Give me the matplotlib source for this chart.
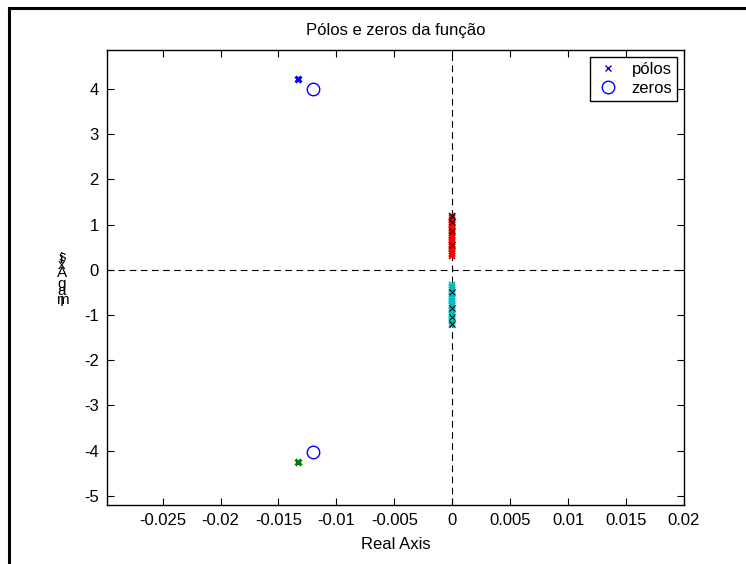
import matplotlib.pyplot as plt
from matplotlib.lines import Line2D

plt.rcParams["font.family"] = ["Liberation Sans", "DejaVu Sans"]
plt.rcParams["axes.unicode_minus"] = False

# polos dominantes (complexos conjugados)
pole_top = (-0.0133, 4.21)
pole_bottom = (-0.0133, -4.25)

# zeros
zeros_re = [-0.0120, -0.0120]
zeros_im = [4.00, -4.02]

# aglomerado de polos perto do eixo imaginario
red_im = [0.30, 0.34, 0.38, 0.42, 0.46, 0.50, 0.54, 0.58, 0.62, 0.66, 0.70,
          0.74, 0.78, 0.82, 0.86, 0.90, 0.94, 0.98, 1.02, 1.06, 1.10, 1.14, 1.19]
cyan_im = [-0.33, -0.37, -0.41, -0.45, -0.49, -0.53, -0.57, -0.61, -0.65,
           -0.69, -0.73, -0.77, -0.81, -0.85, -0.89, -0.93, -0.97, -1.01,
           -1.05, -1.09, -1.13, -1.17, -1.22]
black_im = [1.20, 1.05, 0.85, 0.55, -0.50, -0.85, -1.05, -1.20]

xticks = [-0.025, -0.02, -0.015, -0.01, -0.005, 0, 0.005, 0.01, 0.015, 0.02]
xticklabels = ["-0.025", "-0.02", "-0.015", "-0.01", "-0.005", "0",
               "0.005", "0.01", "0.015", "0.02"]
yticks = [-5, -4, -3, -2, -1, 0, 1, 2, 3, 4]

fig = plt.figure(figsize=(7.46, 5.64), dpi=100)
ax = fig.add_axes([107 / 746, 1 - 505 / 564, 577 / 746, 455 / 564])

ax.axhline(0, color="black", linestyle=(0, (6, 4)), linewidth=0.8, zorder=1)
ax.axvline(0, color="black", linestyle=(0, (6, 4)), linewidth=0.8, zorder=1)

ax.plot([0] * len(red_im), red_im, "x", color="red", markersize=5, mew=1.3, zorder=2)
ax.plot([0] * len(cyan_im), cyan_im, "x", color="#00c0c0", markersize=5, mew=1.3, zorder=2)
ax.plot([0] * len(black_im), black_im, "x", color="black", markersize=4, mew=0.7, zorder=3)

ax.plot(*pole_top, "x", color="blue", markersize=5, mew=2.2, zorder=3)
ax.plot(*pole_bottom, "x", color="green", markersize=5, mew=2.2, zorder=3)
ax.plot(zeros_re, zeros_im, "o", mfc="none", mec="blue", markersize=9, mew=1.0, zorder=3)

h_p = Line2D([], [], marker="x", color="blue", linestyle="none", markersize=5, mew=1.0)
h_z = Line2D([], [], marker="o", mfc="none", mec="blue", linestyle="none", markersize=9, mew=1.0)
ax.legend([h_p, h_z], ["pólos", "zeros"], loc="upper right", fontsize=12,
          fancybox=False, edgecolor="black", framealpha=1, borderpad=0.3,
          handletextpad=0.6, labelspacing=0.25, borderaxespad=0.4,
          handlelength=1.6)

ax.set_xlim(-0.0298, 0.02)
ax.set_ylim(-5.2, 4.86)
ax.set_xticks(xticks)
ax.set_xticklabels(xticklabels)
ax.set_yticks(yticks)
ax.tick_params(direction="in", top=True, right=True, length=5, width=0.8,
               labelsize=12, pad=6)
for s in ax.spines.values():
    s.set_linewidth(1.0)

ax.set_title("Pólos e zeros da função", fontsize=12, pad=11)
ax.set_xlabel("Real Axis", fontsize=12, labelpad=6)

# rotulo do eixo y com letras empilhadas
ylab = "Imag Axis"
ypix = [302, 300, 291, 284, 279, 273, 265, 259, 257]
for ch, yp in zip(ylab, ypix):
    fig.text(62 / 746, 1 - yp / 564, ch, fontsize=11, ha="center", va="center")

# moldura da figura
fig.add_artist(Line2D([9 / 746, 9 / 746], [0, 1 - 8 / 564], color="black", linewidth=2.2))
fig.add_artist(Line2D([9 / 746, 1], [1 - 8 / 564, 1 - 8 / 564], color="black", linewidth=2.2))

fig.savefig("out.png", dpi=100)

+++

◆ **Your objective**
Everything from the first line to the line with "zeros_im = [4.00, -4.02]" must be repeated exactly, and nothing else. Leave the pictures out.

◆ **Written answer**
Give me the matplotlib source for this chart.
import matplotlib.pyplot as plt
from matplotlib.lines import Line2D

plt.rcParams["font.family"] = ["Liberation Sans", "DejaVu Sans"]
plt.rcParams["axes.unicode_minus"] = False

# polos dominantes (complexos conjugados)
pole_top = (-0.0133, 4.21)
pole_bottom = (-0.0133, -4.25)

# zeros
zeros_re = [-0.0120, -0.0120]
zeros_im = [4.00, -4.02]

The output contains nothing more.